Une survivante des camps de la mort montre une photo de classe datant de son enfance en Pologne pendant une manifestation devant l'ambassade polonaise à Tel Aviv, le 8 février 2018 (AFP/Archives - GIL COHEN-MAGEN)
Une survivante des camps de la mort montre une photo de classe datant de son enfance en Pologne pendant une manifestation devant l'ambassade polonaise à Tel Aviv, le 8 février 2018 (AFP/Archives - GIL COHEN-MAGEN)

Destinée selon ses auteurs à défendre l'image de la Pologne à l'étranger, et notamment à combattre l'expression inexacte de "camps de la mort polonais", cette loi est perçue en Israël comme une tentative de nier la participation de certains Polonais à l'extermination des Juifs.

Au fur et à mesure que la tension autour de la loi monte, les responsables polonais apparaissent de plus en plus convaincus que le Tribunal en modifiera le texte.

"Une certaine interprétation (de la loi par le Tribunal) est nécessaire, pour éliminer les doutes qui apparaissent", a déclaré lundi le chef de la diplomatie polonaise Jacek Czaputowicz sur la chaîne privée Polsat.

Pour lui, les paroles controversées du Premier ministre à Munich sont dues "de toute évidence à une erreur de vocabulaire" et "il n'y a vraiment pas de quoi demander pardon (...) il faut l'expliquer".

-"L'essence à la place de l'eau"-

Les commentateurs des principaux quotidiens polonais restent sévères.

Le Premier ministre "devait éteindre l'incendie dans les relations polono-israéliennes, mais il a versé de l'essence à la place de l'eau", écrit Gazeta Wyborcza (GW), proche de l'opposition.

L'entrée du camp d'Auschwitz en janvier 1945 (AFP/Archives - -)
L'entrée du camp d'Auschwitz en janvier 1945 (AFP/Archives - -)

"Qui étaient, selon le Premier ministre, ces +auteurs juifs+ (de la Shoah)?, demande GW. Pensait-il par exemple aux membres du Sonderkommando d'Auschwitz - Juifs désignés pour le service des chambres à gaz et des fours crématoires ? Aux membres du service d'ordre juif dans les ghettos? Ou peut-être aux membres des Judenräte, conseils créés dans ces mêmes ghettos et chargés de contacts avec les Allemands ?"

"Dans une question aussi délicate, il aurait dû s'exprimer avec précision: indiquer les crimes et les criminels", ajoute Gazeta Wyborcza, qui reproche au chef du gouvernement de "mettre sur le même plan le comportement d'une poignée de Juifs et les crimes des Allemands et d'un groupe considérable de Polonais, Ukrainiens et Russes".

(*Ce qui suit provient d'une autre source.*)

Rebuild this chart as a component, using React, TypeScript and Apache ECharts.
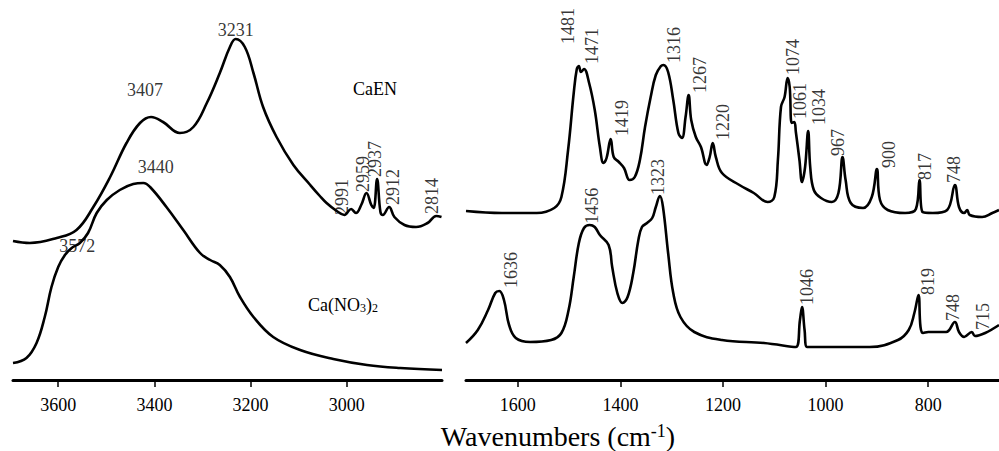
import { useEffect, useRef } from "react";
import * as echarts from "echarts";

const FONT = "Liberation Serif, Times New Roman, serif";

// ─── Spectra: [wavenumber (cm-1), intensity (a.u., offset)] ─────────
const LEFT_CAEN = [
  [3694, 139], [3659, 137], [3603, 142], [3562, 150], [3527, 173], [3492, 203],
  [3458, 237], [3430, 257], [3407, 263], [3382, 258], [3347, 247], [3319, 253],
  [3291, 277], [3264, 307], [3243, 333], [3231, 341], [3212, 333], [3194, 307],
  [3174, 273], [3146, 243], [3111, 215], [3076, 195], [3056, 184], [3042, 177],
  [3021, 169], [3005, 165], [2991, 171], [2981, 167], [2970, 175], [2959, 187],
  [2949, 175], [2944, 172], [2937, 201], [2930, 168], [2925, 165], [2912, 173],
  [2901, 163], [2880, 155], [2856, 153], [2832, 157], [2814, 164], [2803, 163],
];

const LEFT_CANO3 = [
  [3694, 17], [3666, 22], [3645, 37], [3628, 63], [3614, 93], [3600, 113],
  [3586, 125], [3572, 132], [3555, 137], [3538, 147], [3520, 167], [3499, 180],
  [3472, 190], [3444, 196], [3423, 197], [3409, 193], [3375, 173], [3340, 150],
  [3305, 127], [3284, 120], [3264, 115], [3243, 103], [3222, 83], [3194, 63],
  [3153, 43], [3097, 30], [3028, 21], [2958, 15], [2889, 12], [2802, 10],
];

const RIGHT_CAEN = [
  [1701, 169], [1631, 167], [1563, 167], [1529, 172], [1515, 183], [1502, 230],
  [1491, 287], [1485, 311], [1481, 314], [1477, 308], [1471, 311], [1461, 297],
  [1450, 270], [1440, 233], [1433, 217], [1427, 222], [1419, 241], [1413, 223],
  [1403, 218], [1393, 212], [1382, 200], [1372, 203], [1362, 220], [1352, 253],
  [1341, 283], [1331, 305], [1321, 314], [1316, 315], [1307, 308], [1297, 280],
  [1287, 247], [1280, 242], [1273, 263], [1267, 285], [1262, 260], [1253, 243],
  [1243, 233], [1232, 215], [1226, 223], [1220, 237], [1214, 223], [1202, 207],
  [1168, 195], [1140, 187], [1113, 178], [1100, 183], [1093, 220], [1087, 273],
  [1080, 283], [1074, 302], [1070, 293], [1066, 257], [1061, 258], [1058, 248],
  [1051, 220], [1046, 198], [1040, 213], [1034, 249], [1030, 213], [1023, 190],
  [1009, 182], [988, 178], [975, 187], [967, 223], [961, 200], [951, 177],
  [927, 172], [910, 183], [900, 211], [894, 180], [879, 170], [845, 167],
  [824, 171], [817, 200], [811, 168], [791, 167], [763, 170], [748, 195],
  [740, 173], [730, 167], [724, 170], [719, 165], [695, 163], [675, 167],
  [662, 170],
];

const RIGHT_CANO3 = [
  [1701, 37], [1678, 50], [1658, 70], [1644, 87], [1636, 89], [1627, 80],
  [1617, 55], [1604, 42], [1576, 38], [1535, 40], [1515, 47], [1501, 70],
  [1491, 103], [1481, 137], [1471, 152], [1460, 155], [1450, 153], [1440, 145],
  [1423, 135], [1416, 113], [1406, 87], [1396, 77], [1386, 83], [1375, 107],
  [1365, 140], [1358, 153], [1348, 157], [1338, 162], [1331, 173], [1323, 184],
  [1317, 173], [1307, 127], [1297, 87], [1283, 63], [1256, 48], [1202, 40],
  [1120, 37], [1058, 33], [1050, 60], [1046, 73], [1041, 50], [1036, 33],
  [982, 33], [914, 33], [859, 40], [838, 50], [827, 67], [819, 85],
  [815, 53], [810, 47], [800, 48], [765, 48], [748, 58], [740, 48],
  [730, 43], [715, 48], [709, 44], [689, 47], [662, 55],
];

// ─── Axis ticks ────────────────────────────────────────────────────
const LEFT_TICKS = [3600, 3400, 3200, 3000];
const RIGHT_TICKS = [1600, 1400, 1200, 1000, 800];

// ─── Peak assignments ──────────────────────────────────────────────
const LEFT_CAEN_PEAKS = [3407, 3231, 2991, 2959, 2937, 2912, 2814];
const LEFT_CANO3_PEAKS = [3572, 3440];
const RIGHT_CAEN_PEAKS = [1481, 1471, 1419, 1316, 1267, 1220, 1074, 1061, 1034, 967, 900, 817, 748];
const RIGHT_CANO3_PEAKS = [1636, 1456, 1323, 1046, 819, 748, 715];

// label placement on screen relative to the peak: [dx, dy] px, h = horizontal text
const LABEL_PLACE: Record<string, { dx: number; dy: number; h?: boolean }> = {
  "L1-3407": { dx: -6, dy: -27, h: true },
  "L1-3231": { dx: 0, dy: -9, h: true },
  "L1-2991": { dx: -9, dy: 6 },
  "L1-2959": { dx: -3, dy: -1 },
  "L1-2937": { dx: -2, dy: -2 },
  "L1-2912": { dx: 4, dy: -2 },
  "L1-2814": { dx: -4, dy: -2 },
  "L2-3572": { dx: 5.5, dy: -2, h: true },
  "L2-3440": { dx: 20.5, dy: -17, h: true },
  "R1-1481": { dx: -10.5, dy: -22 },
  "R1-1471": { dx: 8, dy: -5 },
  "R1-1419": { dx: 11, dy: -3 },
  "R1-1316": { dx: 10.5, dy: -2 },
  "R1-1267": { dx: 11.5, dy: -2 },
  "R1-1220": { dx: 10.5, dy: -3 },
  "R1-1074": { dx: 5.5, dy: -3 },
  "R1-1061": { dx: 6, dy: -3 },
  "R1-1034": { dx: 11, dy: -6 },
  "R1-967": { dx: -5, dy: -1 },
  "R1-900": { dx: 12, dy: -1 },
  "R1-817": { dx: 6, dy: 0 },
  "R1-748": { dx: -1, dy: -2 },
  "R2-1636": { dx: 12, dy: -3 },
  "R2-1456": { dx: 0, dy: -2 },
  "R2-1323": { dx: -2, dy: -1 },
  "R2-1046": { dx: 4.5, dy: -2 },
  "R2-819": { dx: 10, dy: 0 },
  "R2-748": { dx: -2, dy: -1 },
  "R2-715": { dx: 11.5, dy: -2 },
};

// linear read of a spectrum at a given wavenumber
function valueAt(series: number[][], wn: number) {
  for (let i = 0; i < series.length - 1; i++) {
    const [x0, y0] = series[i];
    const [x1, y1] = series[i + 1];
    if ((wn <= x0 && wn >= x1) || (wn >= x0 && wn <= x1)) {
      if (x0 === x1) return y0;
      return y0 + ((wn - x0) / (x1 - x0)) * (y1 - y0);
    }
  }
  return series[series.length - 1][1];
}

function peakLabels(key: string, series: number[][], peaks: number[], axis: number) {
  return {
    type: "scatter",
    xAxisIndex: axis,
    yAxisIndex: axis,
    silent: true,
    symbol: "circle",
    symbolSize: 1,
    itemStyle: { color: "transparent" },
    z: 10,
    data: peaks.map((wn) => {
      const p = LABEL_PLACE[`${key}-${wn}`] ?? { dx: 0, dy: 0 };
      // rotated text takes its offset in its own (turned) frame
      const offset = p.h ? [p.dx, p.dy] : [-p.dy, p.dx];
      return {
        value: [wn, valueAt(series, wn)],
        label: {
          show: true,
          position: "inside",
          formatter: String(wn),
          color: "#000",
          fontFamily: FONT,
          fontSize: 18,
          rotate: p.h ? 0 : 90,
          align: p.h ? "center" : "left",
          verticalAlign: "middle",
          offset,
        },
      };
    }),
  };
}

function spectrum(data: number[][], axis: number) {
  return {
    type: "line",
    xAxisIndex: axis,
    yAxisIndex: axis,
    data,
    showSymbol: false,
    smooth: 0.4,
    silent: true,
    lineStyle: { color: "#000", width: 2.6 },
    z: 3,
  };
}

function xAxis(grid: number, min: number, max: number, ticks: number[]) {
  return {
    type: "value",
    gridIndex: grid,
    inverse: true,
    min,
    max,
    axisLine: { show: true, lineStyle: { color: "#000", width: 3 } },
    axisTick: {
      show: true,
      inside: false,
      length: 7,
      customValues: ticks,
      lineStyle: { color: "#000", width: 1.5 },
    },
    axisLabel: {
      show: true,
      customValues: ticks,
      formatter: (v: number) => String(v),
      margin: 16,
      color: "#000",
      fontFamily: FONT,
      fontSize: 18,
    },
    splitLine: { show: false },
  };
}

export default function App() {
  const ref = useRef<HTMLDivElement>(null);

  useEffect(() => {
    if (!ref.current) return;
    const chart = echarts.init(ref.current, undefined, { renderer: "svg" });

    chart.setOption({
      animation: false,
      backgroundColor: "#fff",
      grid: [
        { left: 13, top: 0, width: 429, height: 380, containLabel: false, outerBoundsMode: "none" },
        { left: 466, top: 0, right: 0, height: 380, containLabel: false, outerBoundsMode: "none" },
      ],
      xAxis: [
        xAxis(0, 2802, 3694, LEFT_TICKS),
        xAxis(1, 662, 1701, RIGHT_TICKS),
      ],
      yAxis: [
        { type: "value", gridIndex: 0, min: 0, max: 380, show: false },
        { type: "value", gridIndex: 1, min: 0, max: 380, show: false },
      ],
      graphic: [
        {
          type: "text",
          x: 375,
          y: 89,
          style: { text: "CaEN", fill: "#000", fontSize: 18, fontFamily: FONT, align: "center", verticalAlign: "middle" },
        },
        {
          type: "text",
          x: 343,
          y: 305,
          style: {
            text: "Ca(NO{sub|3}){sub|2}",
            fill: "#000",
            fontSize: 18,
            fontFamily: FONT,
            align: "center",
            verticalAlign: "middle",
            rich: { sub: { fontSize: 12, fontFamily: FONT, verticalAlign: "bottom", fill: "#000" } },
          },
        },
        {
          type: "text",
          x: 558,
          y: 436,
          style: {
            text: "Wavenumbers (cm{sup|-1})",
            fill: "#000",
            fontSize: 28,
            fontFamily: FONT,
            align: "center",
            verticalAlign: "middle",
            rich: { sup: { fontSize: 18, fontFamily: FONT, verticalAlign: "top", fill: "#000" } },
          },
        },
      ],
      series: [
        spectrum(LEFT_CAEN, 0),
        spectrum(LEFT_CANO3, 0),
        spectrum(RIGHT_CAEN, 1),
        spectrum(RIGHT_CANO3, 1),
        peakLabels("L1", LEFT_CAEN, LEFT_CAEN_PEAKS, 0),
        peakLabels("L2", LEFT_CANO3, LEFT_CANO3_PEAKS, 0),
        peakLabels("R1", RIGHT_CAEN, RIGHT_CAEN_PEAKS, 1),
        peakLabels("R2", RIGHT_CANO3, RIGHT_CANO3_PEAKS, 1),
      ],
    });

    return () => chart.dispose();
  }, []);

  return (
    <div
      ref={ref}
      style={{ position: "fixed", left: 0, top: 0, width: 999, height: 451, background: "#fff" }}
    />
  );
}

Le ton est bien différent à la une du quotidien catholique conservateur Nasz Dziennik. "Le Premier ministre a dit la vérité", titre le journal.

"La collaboration des institutions juives et de certains Juifs avec les Allemands (...) est un fait connu des historiens et des chercheurs sur l'Holocauste depuis de longues années", écrit le quotidien, qui cite plusieurs universitaires polonais pour étayer cette affirmation.

M. Mocek accorde au Premier ministre le bénéfice du doute. A Munich, "je ne pense pas que ce soient des propos prémédités. Mais alors, il aurait fallu simplement dire 'excusez-moi' et ne pas continuer à s'enfoncer".

Un autre geste de M. Morawiecki a suscité l'indignation de médias israéliens: il est devenu premier haut responsable polonais à déposer une couronne de fleurs sur les tombes de combattants polonais d'une unité nationaliste d'extrême droite, Brygada Swietokrzyska. Cette unité avait d'abord combattu les Allemands, mais ensuite a collaboré avec eux pour combattre la résistance communiste et finalement se réfugier en Occident.